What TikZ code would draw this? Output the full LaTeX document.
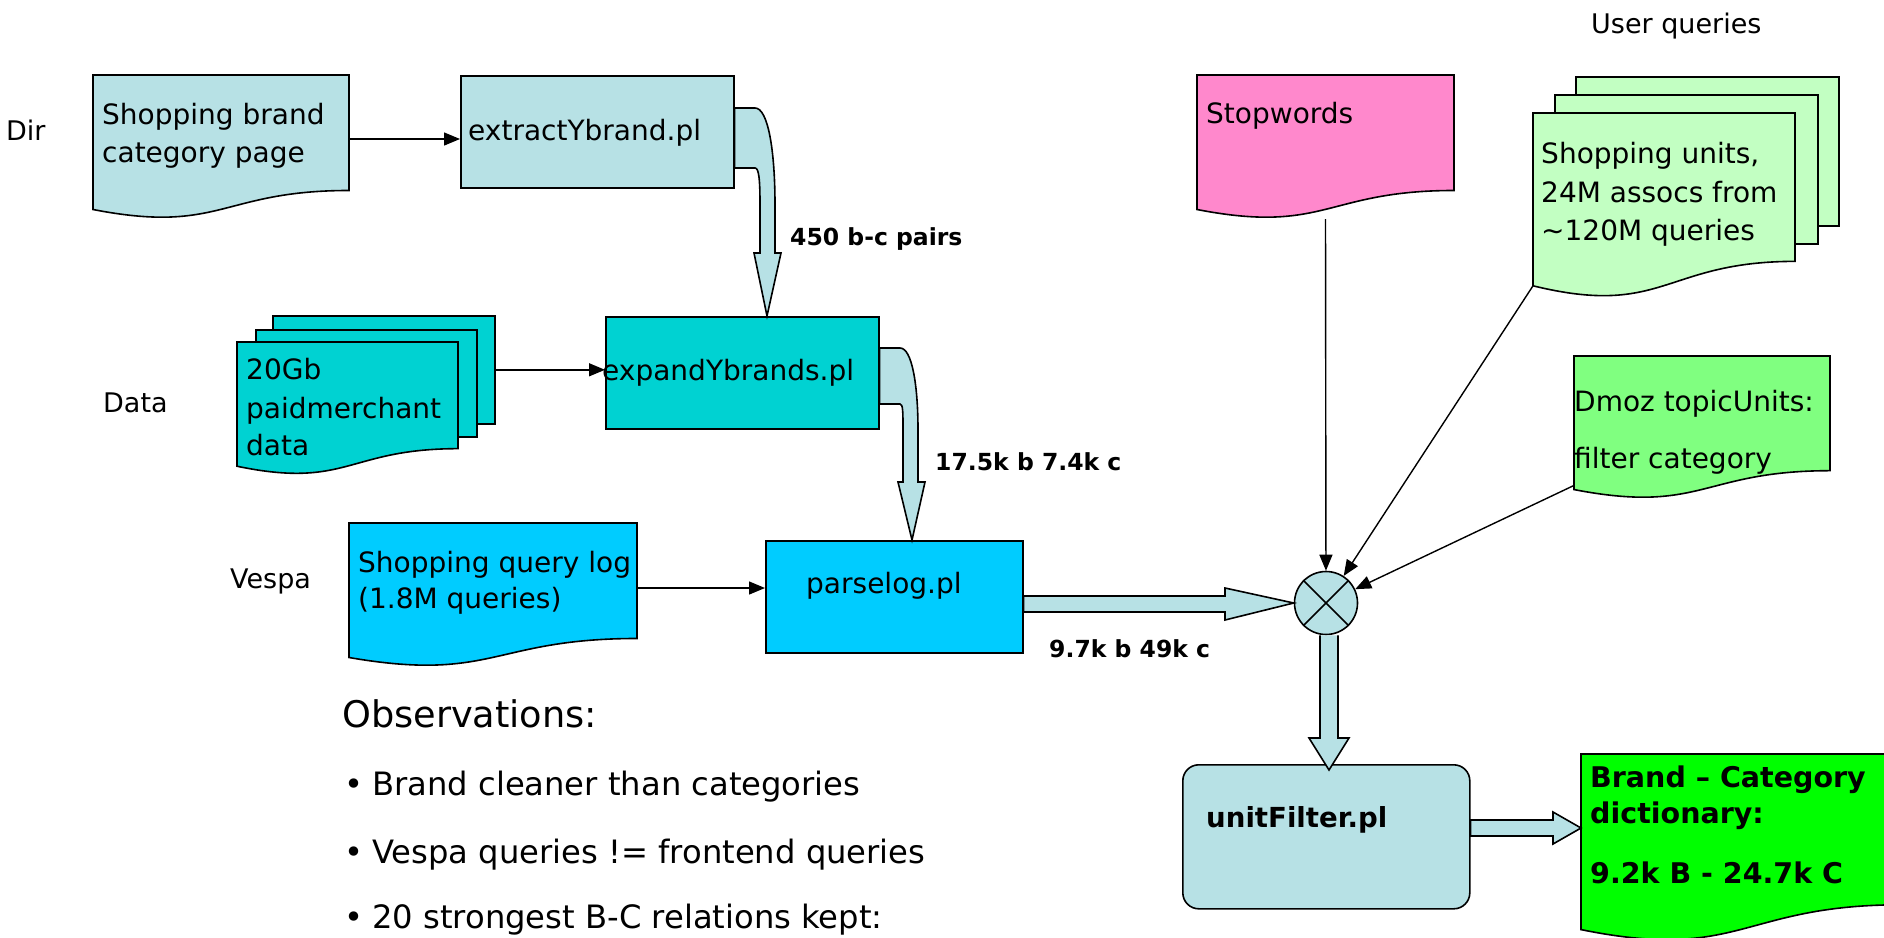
\documentclass[tikz,border=0pt]{standalone}
\usepackage{fontspec}
\setmainfont{DejaVu Sans}
\usetikzlibrary{arrows.meta,calc}

\definecolor{paleblue}{RGB}{183,225,229}
\definecolor{tealfill}{RGB}{0,210,210}
\definecolor{skyfill}{RGB}{0,204,255}
\definecolor{pinkfill}{RGB}{255,136,204}
\definecolor{mintfill}{RGB}{194,255,194}
\definecolor{greenfill}{RGB}{128,255,128}
\definecolor{brightgreen}{RGB}{0,255,0}

% flowchart "document" outline drawn over the box of an empty node
\newcommand\docoutline[2]{%
  \path[draw=black, line width=1.6pt, fill=#2]
    let \p1=(#1.north west), \p2=(#1.south east) in
    (\x1,\y1) -- (\x2,\y1) -- (\x2,{\y1+0.802*(\y2-\y1)})
    .. controls ({0.5*(\x1+\x2)},{\y1+0.802*(\y2-\y1)}) and ({0.5*(\x1+\x2)},{\y1+1.1075*(\y2-\y1)}) ..
    (\x1,{\y1+0.934*(\y2-\y1)}) -- cycle;}

\begin{document}
\begin{tikzpicture}[x=1pt,y=-1pt,
  procbox/.style={rectangle, draw=black, line width=1.6pt, inner sep=0pt, anchor=north west},
  docbox/.style={rectangle, inner sep=0pt, outer sep=0pt, anchor=north west},
  barrow/.style={draw=black, line width=1.6pt, fill=paleblue, line join=miter},
  conn/.style={draw=black, line width=1.4pt, -{Triangle[length=16pt,width=13pt]}},
  txt/.style={anchor=base west, inner sep=0pt, font=\fontsize{28}{34}\selectfont},
  lbl/.style={txt, font=\fontsize{27}{32}\selectfont},
  flow/.style={txt, font=\bfseries\fontsize{23.5}{28}\selectfont},
  result/.style={txt, font=\bfseries\fontsize{28.5}{34}\selectfont}]

\useasboundingbox (0,0) rectangle (1884,937);
\fill[white] (0,0) rectangle (1884,937);

% ---- Dir row
\node[docbox, minimum width=256pt, minimum height=144pt] (brandpage) at (93,75) {};
\docoutline{brandpage}{paleblue}
\node[procbox, fill=paleblue, minimum width=273pt, minimum height=112pt] (extract) at (460,75) {};

% ---- Data row
\node[procbox, fill=tealfill, minimum width=222pt, minimum height=108pt] (gbback) at (272,315) {};
\node[procbox, fill=tealfill, minimum width=221pt, minimum height=107pt] (gbmid) at (255,329) {};
\node[docbox, minimum width=221pt, minimum height=133pt] (gbfront) at (237,342) {};
\docoutline{gbfront}{tealfill}
\node[procbox, fill=tealfill, minimum width=273pt, minimum height=112pt] (expand) at (605,316) {};

% ---- Vespa row
\node[docbox, minimum width=288pt, minimum height=144pt] (qlog) at (349,523) {};
\docoutline{qlog}{skyfill}
\node[procbox, fill=skyfill, minimum width=257pt, minimum height=112pt] (parse) at (765,540) {};

% ---- filter inputs
\node[docbox, minimum width=257pt, minimum height=144pt] (stop) at (1197,75) {};
\docoutline{stop}{pinkfill}
\node[procbox, fill=mintfill, minimum width=263pt, minimum height=149pt] (uqback) at (1575,76) {};
\node[procbox, fill=mintfill, minimum width=263pt, minimum height=149pt] (uqmid) at (1554,94) {};
\node[docbox, minimum width=262pt, minimum height=185pt] (uqfront) at (1533,113) {};
\docoutline{uqfront}{mintfill}
\node[docbox, minimum width=256pt, minimum height=143pt] (dmoz) at (1574,356) {};
\docoutline{dmoz}{greenfill}

% ---- output
\node[procbox, fill=paleblue, rounded corners=16pt, minimum width=287pt, minimum height=144pt] (unitf) at (1182,764) {};
\node[docbox, minimum width=320pt, minimum height=188pt] (dict) at (1581,754) {};
\docoutline{dict}{brightgreen}

% ---- block arrows
\draw[barrow] (extract.east |- 0,108) -- (755,108)
  .. controls (768,108) and (775,150) .. (775,205) -- (775,253) -- (781,253)
  -- (expand.north -| 767,0) -- (754,253) -- (760,253) -- (760,205)
  .. controls (760,180) and (759,168) .. (755,168) -- (extract.east |- 0,168) -- cycle;
\draw[barrow] (expand.east |- 0,348) -- (900,348)
  .. controls (912,348) and (918,385) .. (918,430) -- (918,482) -- (925,482)
  -- (parse.north -| 912,0) -- (898,482) -- (903,482) -- (903,430)
  .. controls (903,412) and (903,404) .. (900,404) -- (expand.east |- 0,404) -- cycle;
\node[circle, draw=black, line width=1.6pt, fill=paleblue, minimum size=63pt, inner sep=0pt] (mix) at (1326,603) {};
\draw[barrow] (parse.east |- 0,596) -- (1225,596) -- (1225,588) -- (mix.west)
  -- (1225,620) -- (1225,612) -- (parse.east |- 0,612) -- cycle;
\draw[barrow] (mix.south -| 1320,0) -- (1320,738) -- (1309,738) -- ([yshift=-6pt]unitf.north -| 1329,0)
  -- (1349,738) -- (1338,738) -- (mix.south -| 1338,0);
\draw[barrow] (unitf.east |- 0,820) -- (1553,820) -- (1553,812) -- (dict.west |- 0,828)
  -- (1553,844) -- (1553,836) -- (unitf.east |- 0,836) -- cycle;
\draw[line width=1.6pt] (mix.north west) -- (mix.south east) (mix.north east) -- (mix.south west);

% ---- thin connectors
\draw[conn] (brandpage.north east |- 0,139) -- (extract.west |- 0,139);
\draw[conn] (gbback.east) -- (expand.west |- gbback.east);
\draw[conn] (qlog.north east |- 0,588) -- (parse.west |- 0,588);
\draw[conn] (stop.south) -- (mix);
\draw[conn] ($(uqfront.north west)!0.934!(uqfront.south west)$) -- (mix);
\draw[conn] ($(dmoz.north west)!0.905!(dmoz.south west)$) -- (mix);

% ---- row labels
\node[lbl] (dirlbl) at (6,140) {Dir};
\node[lbl] (datalbl) at (103,412) {Data};
\node[lbl] (vespalbl) at (230,588) {Vespa};
\node[lbl] (uqlbl) at (1591,33) {User queries};

% ---- box texts
\node[txt] (brandpage-1) at (102,124) {Shopping brand};
\node[txt] (brandpage-2) at (102,162) {category page};
\node[txt] (extract-t) at (468,140) {extractYbrand.pl};
\node[txt] (gb-1) at (246,379) {20Gb};
\node[txt] (gb-2) at (246,418) {paidmerchant};
\node[txt] (gb-3) at (246,455) {data};
\node[txt] (expand-t) at (602,380) {expandYbrands.pl};
\node[txt] (qlog-1) at (358,572) {Shopping query log};
\node[txt] (qlog-2) at (358,608) {(1.8M queries)};
\node[txt] (parse-t) at (806,593) {parselog.pl};
\node[txt] (stop-t) at (1206,123) {Stopwords};
\node[txt] (uq-1) at (1541,163) {Shopping units,};
\node[txt] (uq-2) at (1541,202) {24M assocs from};
\node[txt] (uq-3) at (1541,240) {\textasciitilde120M queries};
\node[txt] (dmoz-1) at (1574,411) {Dmoz topicUnits:};
\node[txt] (dmoz-2) at (1574,468) {filter category};
\node[txt, font=\bfseries\fontsize{27.6}{33}\selectfont] (unitf-t) at (1206,827) {unitFilter.pl};
\node[result] (dict-1) at (1590,787) {Brand -- Category};
\node[result] (dict-2) at (1590,823) {dictionary:};
\node[result] (dict-3) at (1590,883) {9.2k B - 24.7k C};

% ---- flow counts
\node[flow] (cnt1) at (790,245) {450 b-c pairs};
\node[flow] (cnt2) at (935,470) {17.5k b 7.4k c};
\node[flow] (cnt3) at (1049,657) {9.7k b 49k c};

% ---- observations
\node[txt, font=\fontsize{36.7}{44}\selectfont] (obs) at (342,727) {Observations:};
\node[txt, font=\fontsize{32.2}{38}\selectfont] (obs-1) at (344,795) {•\hspace{9pt}Brand cleaner than categories};
\node[txt, font=\fontsize{32.2}{38}\selectfont] (obs-2) at (344,863) {•\hspace{9pt}Vespa queries != frontend queries};
\node[txt, font=\fontsize{32.2}{38}\selectfont] (obs-3) at (344,928) {•\hspace{9pt}20 strongest B-C relations kept:};
\end{tikzpicture}
\end{document}
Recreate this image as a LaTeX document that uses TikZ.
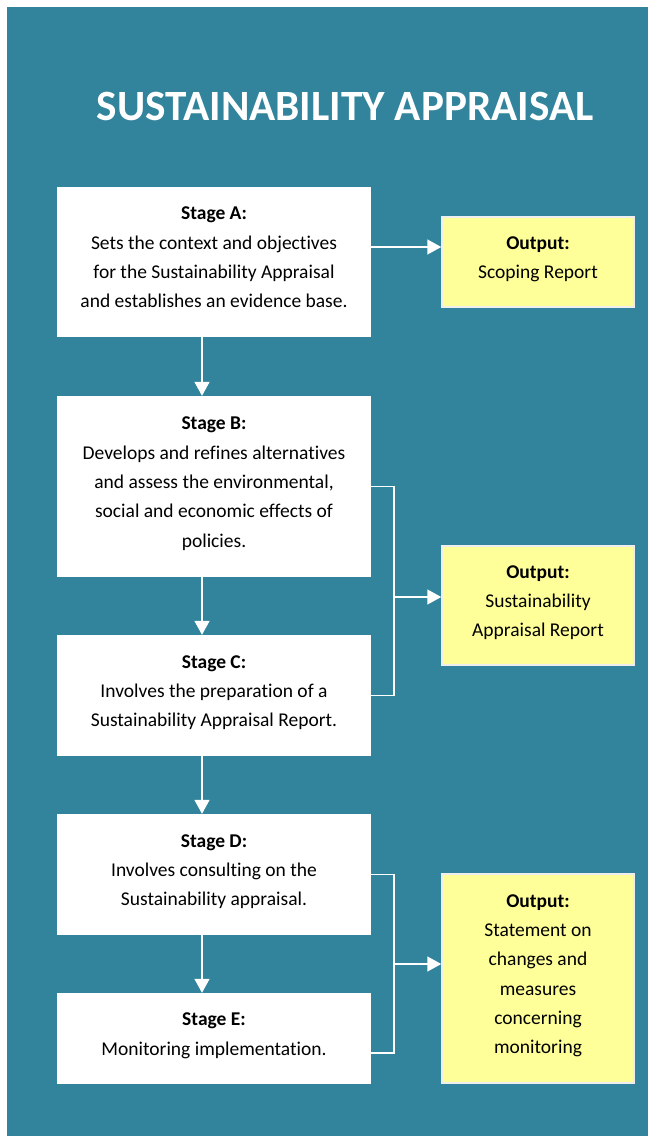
\documentclass[tikz,border=0pt]{standalone}
\usepackage{fontspec}
\setmainfont{Carlito}[Ligatures=NoCommon]
\usepackage{tikz}
\usetikzlibrary{arrows.meta, calc}
\definecolor{saTeal}{HTML}{31849B}
\definecolor{saYellow}{HTML}{FFFF99}
\definecolor{saEdge}{HTML}{EEEEEE}

\begin{document}
\begin{tikzpicture}[
            x=1pt, y=-1pt,
            box/.style={
                rectangle,
                align=center,
                inner sep=0pt,
                font=\fontsize{19.5}{29.3}\selectfont,
                text=black,
                text depth=9pt
            },
            stagebox/.style={box, fill=white, minimum width=314pt},
            outbox/.style={box, fill=saYellow, draw=saEdge, line width=1.5pt, minimum width=192pt},
            title/.style={font=\fontsize{43.2}{48}\bfseries\selectfont, text=white},
            link/.style={draw=white, line width=1.5pt},
            arr/.style={link, -{Triangle[width=15pt, length=14pt]}}
        ]
        \useasboundingbox (0,0) rectangle (648,1136);
        \fill[white] (0,0) rectangle (648,1136);
        \fill[saTeal] (7,7) rectangle (648,1136);

        \node[title] (heading) at (345, 106) {SUSTAINABILITY APPRAISAL};

        % stages
        \node[stagebox, minimum height=150pt] (stageA) at (214, 262)
            {\textbf{Stage A:}\\Sets the context and objectives\\for the Sustainability Appraisal\\and establishes an evidence base.};
        \node[stagebox, minimum height=181pt] (stageB) at (214, 486.5)
            {\textbf{Stage B:}\\Develops and refines alternatives\\and assess the environmental,\\social and economic effects of\\policies.};
        \node[stagebox, minimum height=121pt] (stageC) at (214, 695.5)
            {\textbf{Stage C:}\\Involves the preparation of a\\Sustainability Appraisal Report.};
        \node[stagebox, minimum height=121pt] (stageD) at (214, 874.5)
            {\textbf{Stage D:}\\Involves consulting on the\\Sustainability appraisal.};
        \node[stagebox, minimum height=91pt]  (stageE) at (214, 1038.5)
            {\textbf{Stage E:}\\Monitoring implementation.};

        % outputs
        \node[outbox, minimum height=90pt]  (outA) at (538, 262)
            {\textbf{Output:}\\Scoping Report};
        \node[outbox, minimum height=119pt] (outB) at (538, 605.5)
            {\textbf{Output:}\\Sustainability\\Appraisal Report};
        \node[outbox, minimum height=209pt] (outC) at (538, 978.5)
            {\textbf{Output:}\\Statement on\\changes and\\measures\\concerning\\monitoring};

        \coordinate (xdown) at (202, 0);
        \coordinate (brk)   at (394, 0);
        \coordinate (midBC) at (394, 597);
        \coordinate (midDE) at (394, 964);

        \draw[arr] (stageA.south -| xdown) -- (stageB.north -| xdown);
        \draw[arr] (stageB.south -| xdown) -- (stageC.north -| xdown);
        \draw[arr] (stageC.south -| xdown) -- (stageD.north -| xdown);
        \draw[arr] (stageD.south -| xdown) -- (stageE.north -| xdown);

        \draw[arr] ([yshift=15pt]stageA.east) -- ([yshift=15pt]outA.west);

        \draw[link] (stageB.east) -- (stageB.east -| brk) -- (stageC.east -| brk) -- (stageC.east);
        \draw[arr] (midBC) -- (midBC -| outB.west);

        \draw[link] (stageD.east) -- (stageD.east -| brk) -- ([yshift=-14.5pt]stageE.east -| brk) -- ([yshift=-14.5pt]stageE.east);
        \draw[arr] (midDE) -- (midDE -| outC.west);
\end{tikzpicture}
\end{document}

.....

■ **Brief**: Collect the lines that hold "LaTeX".

■ **Solution**:
What TikZ code would draw this? Output the full LaTeX document.
Recreate this image as a LaTeX document that uses TikZ.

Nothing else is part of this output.